Cak Imin. Ini paling getol untuk mengampanekan diri sebagai salah satu kandidat wapres. Malah "menekan" ke dua arah kalau dia paling menjanjikan, kedua calon dengan keberadaan dirinyalah yang akan membawa kemenangan. Bukan hanya ke Pak Jokowi, namun juga ke Pak Prabowo. Cukup pede juga.
Jika berbicara ke arah Jokowi, Cak Imin, memang paling patut merasa terlayak. Termasuk partai yang pertama-tama mengusung Gubernur Jokowi ke pentas nasional. Sejak awal, apalagi jika dibandingkan Golkar dan P3. Tidak heran cukup pede Cak Imin mengiklankan diri.
Memang jika berbicara elektabilitas dan dukungan kursi tidak cukup signifikan. Cukupan saja. Hal ini ditutupi dengan sikapnya yang tidak mendua memang. Ada dalam barisan pemerintah, mau kursi kabinet, ya mau juga kerja keras di dalam isu-isu terkait kebijakan pemerintah. Beda dengan partai yang hanya mau kursi, malah menusuk dari dalam. salut.
Gus Romi. Politikus muda, yang memang susah dinilai prestasinya karena kinerja kolektif dewan, sangat susah mendapatkan sorotan, beda dengan Cak Imin yang pernah jadi menteri. Keberadaan Gus Romi belum benar-benar teruji. Soal dukungan ke pemerintahan sih memang sepanjang dalam kepemimpinannya P3 solid di belakang pemerintah. Tidak pernah ribet, namun 2014 ada pada kubu sebelah.
Faksi yang tidak mendukung pemerintah cukup kuat.
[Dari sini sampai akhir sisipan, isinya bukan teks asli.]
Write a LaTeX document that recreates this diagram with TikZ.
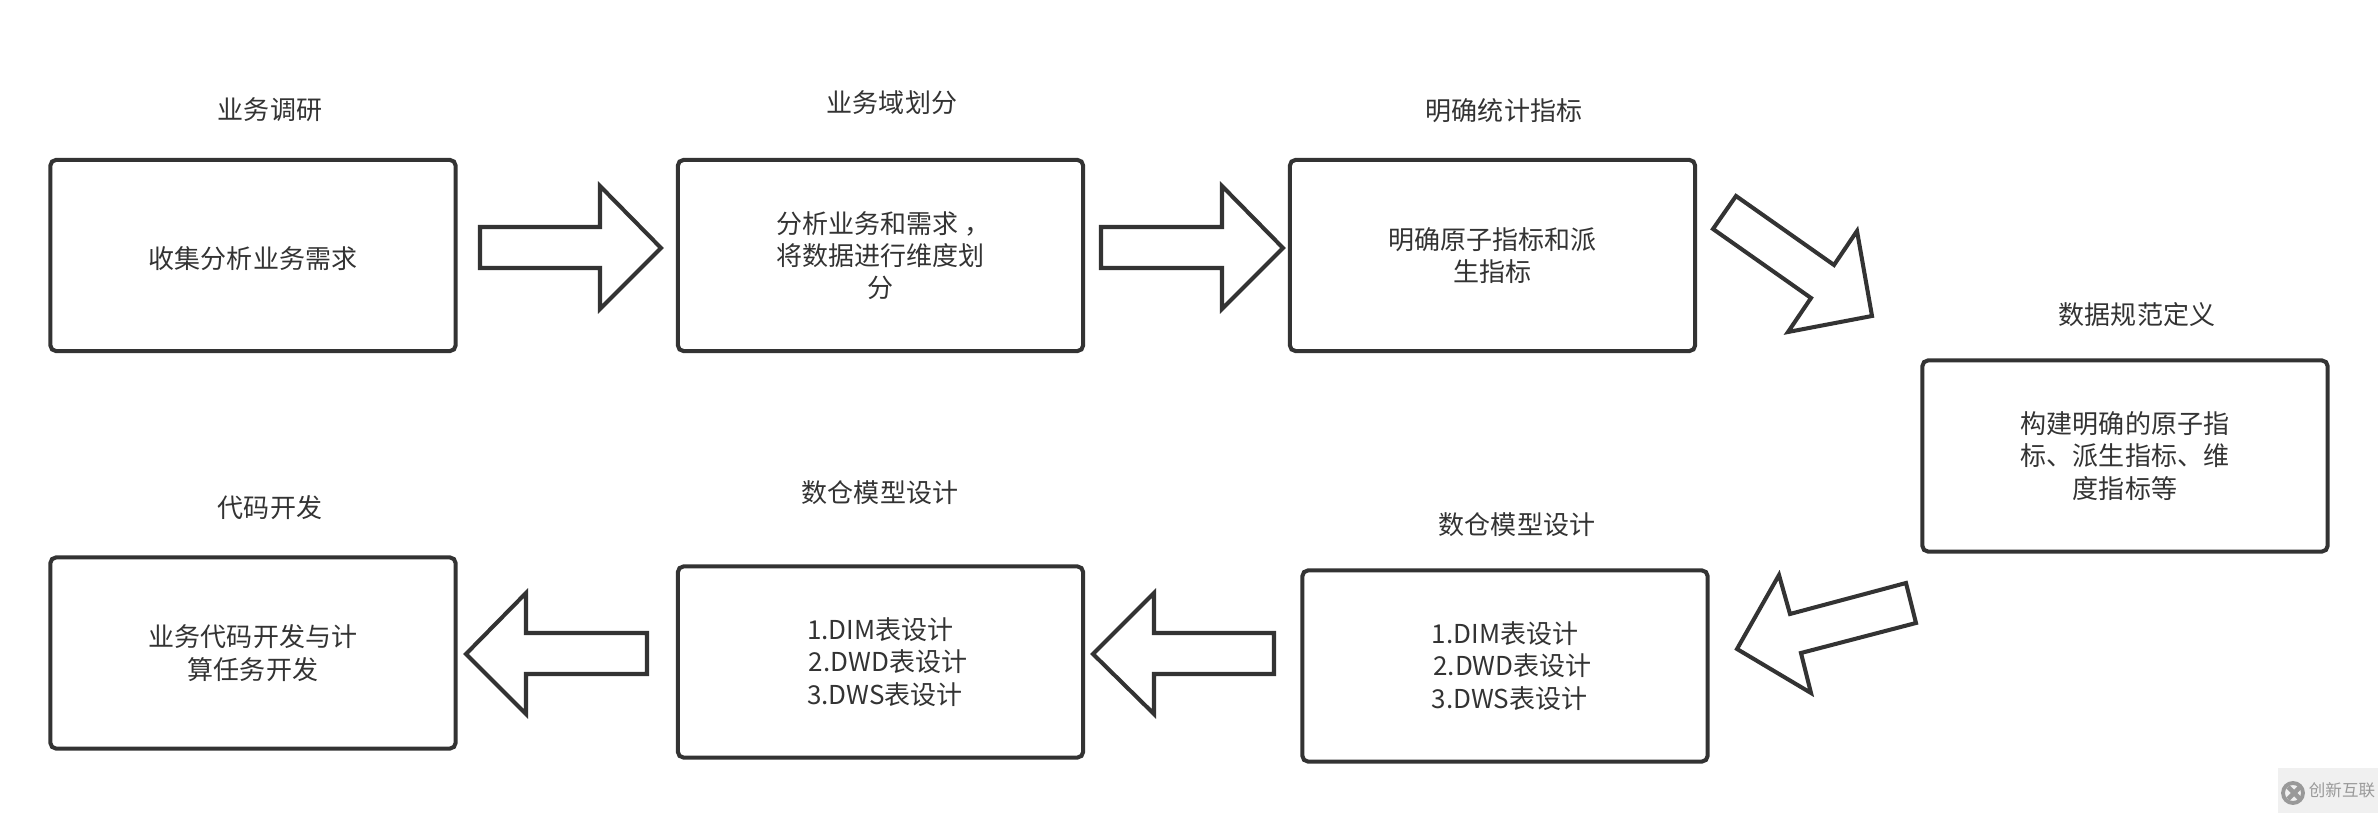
\documentclass[tikz,border=0pt]{standalone}
\usepackage{fontspec}
\setmainfont{Noto Sans CJK SC}
\usepackage{tikz}
\definecolor{inkgray}{HTML}{333333}
\tikzset{
  stepbox/.style={draw=inkgray, line width=1.15pt, rounded corners=1.6pt, outer sep=0pt,
    minimum width=4.05cm, minimum height=1.91cm, align=center, text=inkgray,
    font=\fontsize{7.4}{9.2}\selectfont, execute at begin node={\rule{0pt}{7.9pt}}},
  steptitle/.style={text=inkgray, font=\fontsize{7.4}{9.2}\selectfont},
  blockarrow/.style={draw=inkgray, line width=1.15pt, fill=white, miter limit=10}
}
\begin{document}
\begin{tikzpicture}[x=0.01cm, y=-0.01cm]
\useasboundingbox (0,0) rectangle (2378,813);
\node[stepbox] (collect) at (253,255.5) {收集分析业务需求};
\node[stepbox] (domain) at (880.5,255.5) {分析业务和需求\hspace*{0.06cm}，\hspace*{-0.06cm}\\将数据进行维度划\\分};
\node[stepbox] (metric) at (1492.5,255.5) {明确原子指标和派\\生指标};
\node[stepbox] (norm) at (2125,456) {构建明确的原子指\\标、派生指标、维\\度指标等};
\node[stepbox] (modelb) at (1505,666) {1.DIM表设计\\\hspace*{0.15cm}2.DWD表设计\\\hspace*{0.09cm}3.DWS表设计};
\node[stepbox] (modela) at (880.5,662) {1.DIM表设计\\\hspace*{0.15cm}2.DWD表设计\\\hspace*{0.09cm}3.DWS表设计};
\node[stepbox] (code) at (253,653) {业务代码开发与计\\算任务开发};
\node[steptitle] (collecttitle) at (270,110) {业务调研};
\node[steptitle] (domaintitle) at (892,103) {业务域划分};
\node[steptitle] (metrictitle) at (1504,111) {明确统计指标};
\node[steptitle] (normtitle) at (2137,315) {数据规范定义};
\node[steptitle] (modelbtitle) at (1517,525) {数仓模型设计};
\node[steptitle] (modelatitle) at (880,493) {数仓模型设计};
\node[steptitle] (codetitle) at (270,508) {代码开发};
\draw[blockarrow] (480,227)--(600,227)--(600,186)--(661,248)--(600,309)--(600,268)--(480,268)--cycle;
\draw[blockarrow] (1101,227)--(1222,227)--(1222,186)--(1283,248)--(1222,309)--(1222,268)--(1101,268)--cycle;
\draw[blockarrow] (1736,196)--(1834,265)--(1857,231)--(1872,316)--(1788,332)--(1811,298)--(1713,229)--cycle;
\draw[blockarrow] (1906,583)--(1790,614)--(1779,575)--(1737,649)--(1811,693)--(1801,653)--(1916,623)--cycle;
\draw[blockarrow] (1274,633)--(1154,633)--(1154,593)--(1093,654)--(1154,714)--(1154,674)--(1274,674)--cycle;
\draw[blockarrow] (647,633)--(526,633)--(526,593)--(466,654)--(526,714)--(526,674)--(647,674)--cycle;
% watermark
\fill[black!6] (2278,768) rectangle (2378,813);
\draw[black!40, line width=1.1pt] (2293,793) circle (10);
\draw[black!40, line width=1.3pt] (2288,787)--(2300,799) (2300,787)--(2288,799);
\node[text=black!40, font=\fontsize{4.7}{5}\selectfont] (mark) at (2342,790) {创新互联};
\end{tikzpicture}
\end{document}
Hal ini cukup membuat repot juga. Kepemimpinannya belum teruji benar di dalam partaii politiknya sendiri. Suara juga tidak cukup signifikan. Masih begitu banyak celah dan titik kritis jika menjadi cawapres.
Positifnya adalah politikus muda, masih relatif bersih, dan memiliki rekam jejak yang lebih baik soal dugaan atau isu korupsi dan kemauan untuk berpolitik lebih bermartabat. Jarang model politikus muda yang mau demikian, kecenderungan gila kursi ternyata masih cukup terkendali.
Bung Airlangga. Ketua umum Golkar kecelakaan ini melanjutkan kepempimpinan Setnov yang masuk bui. Kebijakan mendukung pemerintah adalah pilihan Setnov. Gerbong besar Golkar pada pilpres 2014 ada pada sisi Prabowo, memang Airlangga bukan tokoh utama di Golkar waktu itu.
Politikus muda, diterima banyak kalangan, dan friksi di dalam Golkar ternyata juga tidak membuat banyak gejolak dan ulah sebagaimana yang lalu-lalu. Ini sebuah prestasi yang bisa menjembatani banyak kepentingan dan latar belakang dari keberadaan Golkar.